Content Sync

Available since version 6.2.0

Purpose

Incrementally synchronize content between AEM Author instances.

ACS Content Sync is yet another solution aiming to overcome the shortcomings of using CRX Package Manager / VLT RCP to copy content between AEM environments.

Why do I need Content Sync?

Using CRX Package Manager to copy content between AEM environments has a number of limitations:

  • CRX Package Manager requires escalated access, which is not always possible, especially in production environments
  • Installing a package resets the version history.
  • There are challenges to set up incremental updates.

How does Content Sync Work?

Content Sync uses JSON Export/Import between Sling GET/POST servlets. The tool fetches a catalog of resources from the source instance, e.g.

/content/path1  lastModified1
/content/path2  lastModified2
/content/path3  lastModified3

then it compares it with the local state, computes the delta and synchronizes it via JSON Export/Import.

What can I sync?

In general - any content resources, like

  • Pages
  • Assets
  • Experience Fragments
  • Content Fragments
  • Tags
  • /conf/* data

How many HTTP calls does Content Sync make?

The ballpark estimation is O(N) where N is the number of content resources (cq:Page, dam:Asset, etc.) being sync-ed. For example, it takes an HTTP call to sync a cq:Page resource, so to sync a tree of N cq:Page nodes the tool will make minimum N HTTP calls. To sync a dam:Asset resource the tool will make an HTTP call to grab the jcr:content and sub-nodes, and an HTTP call to grab binary data for each rendition.

Features

  • AEM CS compatible, e.g. you can sync https://author-xxxxx.adobeaemcloud.com from https://author-yyyyy.adobeaemcloud.com
  • Binary data is preserved
  • Version history is preserved
  • Node ordering is preserved
  • Incremental updates based on jcr:lastModified/cq:lastModified

How to Use

In order to use the Content Sync tool, you need the latest version of ACS Commons installed on the source and target AEM instances.

Configure Sling Get Servlet on the source AEM instance

ContentSync requires a few tweaks in the Sling Get Servlet configuration to ensure it renders the correct JSON .

Create an OSGi configuration for PID org.apache.sling.servlets.get.DefaultGetServlet and make sure that:

  • JSON Renderer is enabled
  • JSON Max Results parameter is set to at least 1000
  • Legacy ECMA date format is unchecked

    image

AEM Publish configurations

In order to sync content from an AEM Publish environment, the following configuration much be made to the Apache Sling Authentication Service OSGi configuruation, adding the path +/apps/acs-commons/content/contentsync to paths with authenticationr requirements.

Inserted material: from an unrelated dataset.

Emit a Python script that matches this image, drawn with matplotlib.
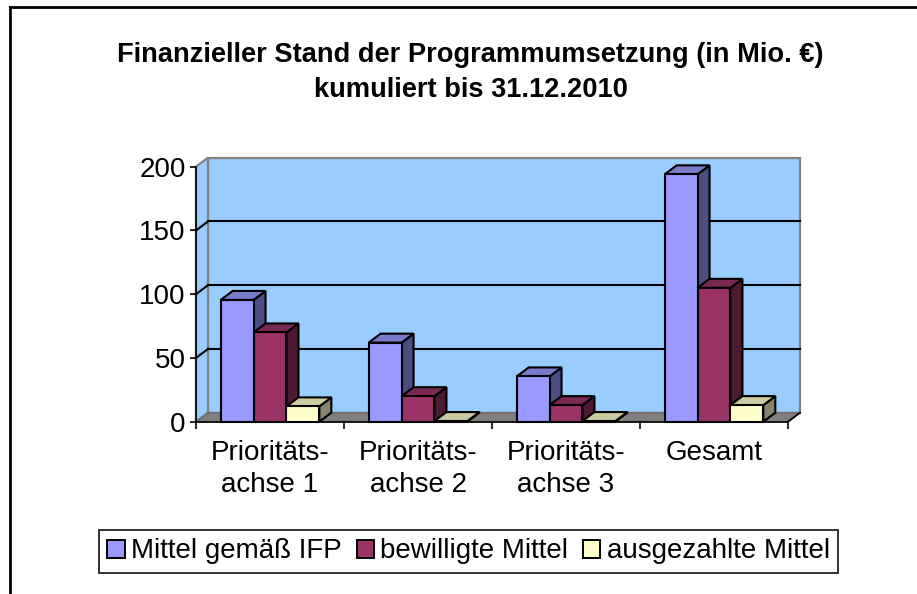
import numpy as np
import matplotlib
matplotlib.use('Agg')
import matplotlib.pyplot as plt
from matplotlib.patches import Polygon, Patch
from matplotlib.lines import Line2D
from matplotlib.transforms import IdentityTransform

# data (Mio. EUR)
categories = ['Prioritäts-\nachse 1', 'Prioritäts-\nachse 2', 'Prioritäts-\nachse 3', 'Gesamt']
series_names = ['Mittel gemäß IFP', 'bewilligte Mittel', 'ausgezahlte Mittel']
ifp = [95.5, 62, 35.5, 194]
bewilligt = [70, 20, 13, 105]
ausgezahlt = [12, 0.5, 0.5, 13]
yticks = [0, 50, 100, 150, 200]

front_colors = ['#9999FF', '#993366', '#FFFFCC']
top_colors = ['#7A7ACC', '#7A2952', '#CCCCA3']
side_colors = ['#4D4D80', '#4D1A33', '#85856E']

plt.rcParams['font.family'] = ['Liberation Sans', 'DejaVu Sans']

W, H, DPI = 917, 594, 100
fig = plt.figure(figsize=(W / DPI, H / DPI), dpi=DPI)
fig.patch.set_facecolor('white')

ax = fig.add_axes([196 / W, (H - 421.7) / H, 592 / W, 255 / H])
ax.set_xlim(0, 4)
ax.set_ylim(0, 200)
ax.patch.set_visible(False)
for s in ['top', 'right']:
    ax.spines[s].set_visible(False)
for s in ['left', 'bottom']:
    ax.spines[s].set_linewidth(1.2)
    ax.spines[s].set_zorder(8)

# depth of the 3d look, in pixels
d = np.array([12.0, 9.0])
to_px = ax.transData.transform


def face(pts, fc, z, ec='black', lw=1.5):
    ax.add_patch(Polygon(pts, closed=True, facecolor=fc, edgecolor=ec, lw=lw,
                         transform=IdentityTransform(), clip_on=False,
                         zorder=z, joinstyle='miter'))


p00, p40 = to_px((0, 0)), to_px((4, 0))
p0t, p4t = to_px((0, 200)), to_px((4, 200))

# walls and floor
face([p00 + d, p40 + d, p4t + d, p0t + d], '#99CCFF', 1, ec='#808080', lw=1.6)
face([p00, p00 + d, p0t + d, p0t], '#99CCFF', 1, ec='#808080', lw=1.6)
face([p00, p40, p40 + d, p00 + d], '#808080', 2, ec='#6E6E6E', lw=1.2)
ax.add_line(Line2D([p40[0], p40[0] + d[0]], [p40[1], p40[1] + d[1]], color='black',
                   lw=1.2, transform=IdentityTransform(), clip_on=False, zorder=8))

# gridlines on back and side wall
for v in yticks[1:-1]:
    a = to_px((0, v))
    b = to_px((4, v))
    ax.add_line(Line2D([a[0] + d[0], b[0] + d[0]], [a[1] + d[1], b[1] + d[1]], color='black',
                       lw=1.5, transform=IdentityTransform(), clip_on=False, zorder=3))
    ax.add_line(Line2D([a[0], a[0] + d[0]], [a[1], a[1] + d[1]], color='black',
                       lw=1.5, transform=IdentityTransform(), clip_on=False, zorder=3))

# bars: gap width 150% -> category = 4.5 bar widths
w = 1 / 4.5
values = [ifp, bewilligt, ausgezahlt]
for i in range(len(categories)):
    for j, vals in enumerate(values):
        x0 = i + (0.75 + j) * w
        x1 = x0 + w
        bl, br = to_px((x0, 0)), to_px((x1, 0))
        tl, tr = to_px((x0, vals[i])), to_px((x1, vals[i]))
        z = 4 + i * 0.1 + j * 0.01
        face([br, br + d, tr + d, tr], side_colors[j], z)
        face([tl, tr, tr + d, tl + d], top_colors[j], z)
        face([bl, br, tr, tl], front_colors[j], z)

# axes ticks
ax.set_yticks(yticks)
ax.tick_params(axis='y', direction='out', length=4.5, width=1.2, labelsize=20, pad=3)
ax.set_xticks([0, 1, 2, 3, 4])
ax.set_xticks([0.5, 1.5, 2.5, 3.5], minor=True)
ax.set_xticklabels([])
ax.set_xticklabels(categories, minor=True, fontsize=20, linespacing=1.3)
ax.tick_params(axis='x', which='major', direction='out', length=5, width=1.2)
ax.tick_params(axis='x', which='minor', length=0, pad=13)

# title
fig.text(470 / W, (H - 61.7) / H, 'Finanzieller Stand der Programmumsetzung (in Mio. €)',
         ha='center', va='baseline', fontsize=19.6, fontweight='bold')
fig.text(471 / W, (H - 97) / H, 'kumuliert bis 31.12.2010',
         ha='center', va='baseline', fontsize=19.6, fontweight='bold')

# legend
handles = [Patch(facecolor=c, edgecolor='black', lw=1.4) for c in front_colors]
leg = fig.legend(handles, series_names, loc='center', ncol=3,
                 bbox_to_anchor=(468.5 / W, (H - 551.5) / H), fontsize=20,
                 frameon=True, fancybox=False, handlelength=0.62, handleheight=0.62,
                 handletextpad=0.22, columnspacing=0.55, borderpad=0.3, borderaxespad=0)
leg.get_frame().set_edgecolor('black')
leg.get_frame().set_linewidth(1.4)

# chart area border (only top and left visible)
fig.add_artist(Line2D([9.5 / W, 1], [(H - 6.5) / H, (H - 6.5) / H], color='black', lw=2))
fig.add_artist(Line2D([9.5 / W, 9.5 / W], [(H - 6.5) / H, 0], color='black', lw=2))

fig.savefig('out.png', dpi=DPI)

Sling Authentication Service Handler on AEM Publish

/apps/example-app/osgiconfig/config.publish/org.apache.sling.engine.impl.auth.SlingAuthenticator.cfg.json

{
  "auth.annonymous":true,
  "auth.sudo.cookie":"sling.sudo",
  "sling.auth.requirements":[
    "+/libs/granite/oauth/content/authorization",
    "+/apps/acs-commons/content/contentsync"
  ],
  "auth.http.realm":"Sling (Development)",
  "auth.http":"preemptive",
  "auth.sudo.parameter":"sudo"
}

Configure the host(s) to synchronize from

Navigate to the Content Sync tool http://localhost:4502/apps/acs-commons/content/contentsync.html and click the Configure button in top right corner:

image

Add a host to synchronize from: image

The contentsync-user user needs read permissions on the content you are going to sync.

Run the Content Sync tool

Navigate to the Content Sync tool http://localhost:4502/apps/acs-commons/content/contentsync.html and select a path to synchronize. The default mode is Incremental, which means only new or modified resources will be downloaded. If the Incremental option is unchecked then the tool will do full sync and download the entire content tree.

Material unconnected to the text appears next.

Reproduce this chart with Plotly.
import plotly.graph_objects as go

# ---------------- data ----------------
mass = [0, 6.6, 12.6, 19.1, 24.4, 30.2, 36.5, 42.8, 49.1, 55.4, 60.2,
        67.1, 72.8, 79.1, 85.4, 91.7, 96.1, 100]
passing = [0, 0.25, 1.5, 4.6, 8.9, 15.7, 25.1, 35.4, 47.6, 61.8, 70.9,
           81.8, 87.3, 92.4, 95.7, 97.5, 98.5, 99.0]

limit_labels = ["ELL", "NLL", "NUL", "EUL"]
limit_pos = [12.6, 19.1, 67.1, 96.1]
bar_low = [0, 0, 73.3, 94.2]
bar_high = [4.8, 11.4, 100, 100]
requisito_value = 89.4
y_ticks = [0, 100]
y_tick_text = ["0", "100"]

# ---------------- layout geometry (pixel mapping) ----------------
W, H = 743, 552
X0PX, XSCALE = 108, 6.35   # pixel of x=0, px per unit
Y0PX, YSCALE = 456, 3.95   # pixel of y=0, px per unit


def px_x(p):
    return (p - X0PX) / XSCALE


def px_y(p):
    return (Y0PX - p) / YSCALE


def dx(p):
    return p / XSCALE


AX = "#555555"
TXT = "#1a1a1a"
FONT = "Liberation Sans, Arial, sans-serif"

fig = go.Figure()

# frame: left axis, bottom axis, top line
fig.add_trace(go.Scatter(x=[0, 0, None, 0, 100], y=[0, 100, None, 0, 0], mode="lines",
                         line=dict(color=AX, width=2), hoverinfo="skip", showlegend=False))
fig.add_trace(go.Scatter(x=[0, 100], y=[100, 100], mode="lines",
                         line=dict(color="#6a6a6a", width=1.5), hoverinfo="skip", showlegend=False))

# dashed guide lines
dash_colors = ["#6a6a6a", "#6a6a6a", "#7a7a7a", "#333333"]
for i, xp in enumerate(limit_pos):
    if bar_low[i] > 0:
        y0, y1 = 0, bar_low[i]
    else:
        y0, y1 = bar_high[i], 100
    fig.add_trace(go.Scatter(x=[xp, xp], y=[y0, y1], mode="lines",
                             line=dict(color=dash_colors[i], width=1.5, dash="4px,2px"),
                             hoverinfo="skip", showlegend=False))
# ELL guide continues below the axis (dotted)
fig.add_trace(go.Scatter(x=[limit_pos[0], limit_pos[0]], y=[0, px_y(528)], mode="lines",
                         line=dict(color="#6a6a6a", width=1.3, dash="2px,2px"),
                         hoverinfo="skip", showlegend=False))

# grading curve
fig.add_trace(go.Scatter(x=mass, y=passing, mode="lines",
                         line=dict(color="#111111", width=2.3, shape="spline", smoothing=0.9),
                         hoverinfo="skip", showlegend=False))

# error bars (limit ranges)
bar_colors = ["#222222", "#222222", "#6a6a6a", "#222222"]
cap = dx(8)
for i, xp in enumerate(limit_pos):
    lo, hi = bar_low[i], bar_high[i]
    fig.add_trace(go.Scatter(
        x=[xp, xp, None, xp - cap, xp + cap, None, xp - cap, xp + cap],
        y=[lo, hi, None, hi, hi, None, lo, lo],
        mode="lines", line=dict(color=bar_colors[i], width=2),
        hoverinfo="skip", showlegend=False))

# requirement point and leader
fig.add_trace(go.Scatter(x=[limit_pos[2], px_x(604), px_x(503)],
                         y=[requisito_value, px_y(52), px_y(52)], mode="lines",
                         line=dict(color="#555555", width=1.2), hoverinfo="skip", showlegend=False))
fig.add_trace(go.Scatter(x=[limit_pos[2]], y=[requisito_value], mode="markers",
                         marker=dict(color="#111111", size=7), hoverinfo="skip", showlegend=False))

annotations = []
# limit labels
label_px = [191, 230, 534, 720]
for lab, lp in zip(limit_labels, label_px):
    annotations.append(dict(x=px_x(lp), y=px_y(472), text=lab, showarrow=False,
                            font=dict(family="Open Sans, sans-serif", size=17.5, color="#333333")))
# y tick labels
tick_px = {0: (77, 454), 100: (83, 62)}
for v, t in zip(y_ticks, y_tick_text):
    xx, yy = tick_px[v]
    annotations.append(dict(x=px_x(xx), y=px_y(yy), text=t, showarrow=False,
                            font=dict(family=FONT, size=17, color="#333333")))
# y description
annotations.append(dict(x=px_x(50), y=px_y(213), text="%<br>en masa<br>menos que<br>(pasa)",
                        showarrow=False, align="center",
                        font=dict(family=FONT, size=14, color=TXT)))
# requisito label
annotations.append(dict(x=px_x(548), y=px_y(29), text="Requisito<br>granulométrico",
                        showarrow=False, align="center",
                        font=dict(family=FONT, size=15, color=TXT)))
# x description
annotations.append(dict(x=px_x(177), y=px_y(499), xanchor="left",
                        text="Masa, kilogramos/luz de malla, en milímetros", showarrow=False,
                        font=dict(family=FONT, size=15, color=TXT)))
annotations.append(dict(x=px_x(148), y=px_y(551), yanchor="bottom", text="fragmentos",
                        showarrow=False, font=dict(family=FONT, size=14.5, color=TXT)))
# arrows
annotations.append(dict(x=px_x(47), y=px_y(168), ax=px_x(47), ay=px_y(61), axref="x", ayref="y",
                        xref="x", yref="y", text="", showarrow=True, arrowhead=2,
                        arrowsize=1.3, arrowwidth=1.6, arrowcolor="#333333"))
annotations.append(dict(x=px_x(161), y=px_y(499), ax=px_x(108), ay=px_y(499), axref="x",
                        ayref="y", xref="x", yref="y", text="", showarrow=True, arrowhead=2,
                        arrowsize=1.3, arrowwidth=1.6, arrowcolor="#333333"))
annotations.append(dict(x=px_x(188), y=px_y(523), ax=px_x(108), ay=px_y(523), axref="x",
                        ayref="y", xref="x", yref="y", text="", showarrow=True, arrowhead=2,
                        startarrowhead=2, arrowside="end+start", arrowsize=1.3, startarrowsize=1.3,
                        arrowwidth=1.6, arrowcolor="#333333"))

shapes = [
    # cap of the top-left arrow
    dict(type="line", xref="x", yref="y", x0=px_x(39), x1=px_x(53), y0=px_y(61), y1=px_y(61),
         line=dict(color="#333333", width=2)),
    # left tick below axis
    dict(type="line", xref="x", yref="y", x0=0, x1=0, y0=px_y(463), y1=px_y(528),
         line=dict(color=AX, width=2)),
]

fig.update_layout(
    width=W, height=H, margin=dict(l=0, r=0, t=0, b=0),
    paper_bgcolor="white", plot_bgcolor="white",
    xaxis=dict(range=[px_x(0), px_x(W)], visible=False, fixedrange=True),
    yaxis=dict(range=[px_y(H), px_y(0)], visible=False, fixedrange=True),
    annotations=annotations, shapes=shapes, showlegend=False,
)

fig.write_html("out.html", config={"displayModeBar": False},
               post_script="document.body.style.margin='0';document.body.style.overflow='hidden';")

The ‘On-complete’ workflow option allows you to define a custom post-update action. For example, you can define a workflow to clear properties like cq:replicationStatus, or automatically publish a resource if it is published in the source environment.

image

Pluggable Update Strategy

The strategy to select incremental delta is pluggable. The default algorithm is based on the cq:lastModified/jcr:lastModified timestamp. As an example, Content Sync ships with AssetChecksumStrategy strategy which synchronizes dam:Asset nodes based on the dam:sha1 checksum in the asset metadata.

Users can plug in their custom strategies by implementing com.adobe.acs.commons.contentsync.UpdateStrategy interface;

Content Sync and IP Allow Lists

[!WARNING]
Content Sync is not compatible with IP allow lists. If you want to use Content Sync, IP allow lists must not be enabled.